Basically, that’s what happening in my life nowadays. Hmm… “Happening” seems so-not-the-word. I should say, “Repeating”. Yeap!! Everyday is repeated after one another. Rather lame and bore. What should I do now? I’m waiting for others to wake up and maybe we can head to the pool today. Since I missed out yesterday’s. Kindda miss the water, though.
Now, what else should I talk about?
Oh!! I made hashbrown yesterday. It was such a failure… for both, me and Mosquito. Too much fluid, too much onions(for me myself), and too much potatoes, definitely. We happened to finish the whole plate around 10pm(?). That was erm… 7++ hours!! Gosh~
Now, I’m hungry… This is such a great time for breakfast!! But what should I eat? Not so in the mood of making my own breakie now. &:’P
Mmm… just finished a slice of bread and this LIV’s try is keep repeating in the player. Oh, could somebody please get me this song???
The sky is clear today(morning). Hopefully wouldn’t be raining later on. Raining really make me lazy. Can’t get wet in the rain really… turns me off… Hmm!! It has been a while since I last played and enjoy in the rain. As we grew up, the time we manage to get ourselves happy is getting less and lesser; to find a reason to really indulge ourselves in something is getting hard and harder as well. Are we really happy of what we’re doing? Am I happy with what I’m doing?

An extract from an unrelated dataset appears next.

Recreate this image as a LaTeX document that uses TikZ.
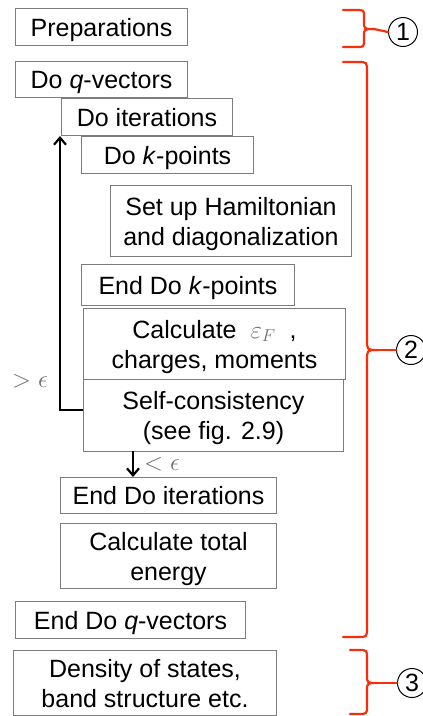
\documentclass[tikz,border=0pt]{standalone}
\usepackage{fontspec}
\setmainfont{Liberation Sans}
\usetikzlibrary{arrows.meta}
\definecolor{bred}{RGB}{250,45,10}
\definecolor{bgray}{RGB}{125,125,125}
\definecolor{mgray}{RGB}{110,110,110}
\begin{document}
\begin{tikzpicture}[x=1pt,y=-1pt,
  box/.style={draw=bgray,line width=1pt,anchor=north west,inner sep=0pt,align=center,
    text depth=0pt,font=\fontsize{25}{30}\selectfont},
  bracepath/.style={draw=bred,line width=2.2pt,line cap=round,line join=round},
  numcirc/.style={draw=black,line width=1pt,circle,minimum size=29pt,inner sep=0pt,
    font=\fontsize{25}{28}\selectfont},
  loopline/.style={draw=black,line width=2.8pt},
  lbl/.style={text=mgray,inner sep=0pt,font=\fontsize{28}{30}\selectfont}]
\useasboundingbox (0,0) rectangle (423,716);

\node[box,minimum width=172pt,minimum height=37pt] (prep) at (15,8) {Preparations};
\node[box,minimum width=172pt,minimum height=36pt] (doq) at (15,61) {Do \textit{q}-vectors};
\node[box,minimum width=171pt,minimum height=37pt] (doit) at (61,98) {Do iterations};
\node[box,minimum width=172pt,minimum height=37pt] (dok) at (81,136) {Do \textit{k}-points};
\node[box,minimum width=241pt,minimum height=71pt] (ham) at (110,185) {Set up Hamiltonian\\and diagonalization};
\node[box,minimum width=213pt,minimum height=41pt] (endk) at (81,264) {End Do \textit{k}-points};
\node[box,minimum width=262pt,minimum height=71pt] (calc) at (83,308) {Calculate \ \textcolor{mgray}{$\varepsilon_F$} \ ,\\charges, moments};
\node[box,minimum width=260pt,minimum height=72pt] (self) at (83,379) {Self-consistency\\(see fig. 2.9)};
\node[box,minimum width=216pt,minimum height=36pt] (endit) at (60,477) {End Do iterations};
\node[box,minimum width=216pt,minimum height=65pt] (etot) at (60,523) {Calculate total\\energy};
\node[box,minimum width=230pt,minimum height=37pt] (endq) at (15,601) {End Do \textit{q}-vectors};
\node[box,minimum width=263pt,minimum height=65pt] (dos) at (13,650) {Density of states,\\band structure etc.};

% loop arrow
\coordinate (lc) at (60,410);
\draw[loopline,-{Straight Barb[length=7pt,width=12pt,line width=2.2pt]}]
  (self.west |- lc) -- (lc) -- (lc |- doit.south);
\node[lbl,anchor=west] (gt) at (12,381) {$>\epsilon$};

% down arrow
\coordinate (dc) at (133,451);
\draw[loopline,-{Straight Barb[length=7pt,width=12pt,line width=2.2pt]}]
  (dc) -- (dc |- endit.north);
\node[lbl,anchor=west] (lt) at (144,464) {$<\epsilon$};

% braces
\node[numcirc] (c1) at (403,32) {1};
\node[numcirc] (c2) at (411,350) {2};
\node[numcirc] (c3) at (412,683) {3};

% brace 1
\draw[bracepath] (343,10) -- (356,10) .. controls (364,10) .. (364,17) -- (364,22)
  .. controls (364,29) .. (374,29) .. controls (364,29) .. (364,36) -- (364,40)
  .. controls (364,47) .. (356,47) -- (343,47);
\draw[bracepath] (374,29) -- (c1.west);
% brace 2
\draw[bracepath] (343,62) -- (358,62) .. controls (367,62) .. (367,72) -- (367,340)
  .. controls (367,350) .. (378,350) .. controls (367,350) .. (367,360) -- (367,628)
  .. controls (367,637) .. (358,637) -- (343,637);
\draw[bracepath] (378,350) -- (c2.west);
% brace 3
\draw[bracepath] (350,650) -- (358,650) .. controls (367,650) .. (367,658) -- (367,675)
  .. controls (367,683) .. (377,683) .. controls (367,683) .. (367,691) -- (367,706)
  .. controls (367,714) .. (358,714) -- (350,714);
\draw[bracepath] (377,683) -- (c3.west);
\end{tikzpicture}
\end{document}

I don’t know. I find myself in a middle of a black-hole. Everything is being pulled down regardlessly. Happiness seems so far away, or perhaps has been sucked into the black-hole already. Chocolate can not make me happy anymore. What a grief! Chocolate, cheese, these were my simplest happiness. Now they seems to have lost their magic. &:’| Maybe that’s because of my endless craving. Lost everything because I wanted everything. Hmm~
Sorry that I couldn’t help myself for being sad every now and then. There’s just to much to care for. But, this is life and I’m still breathing. Just wish that life gets better.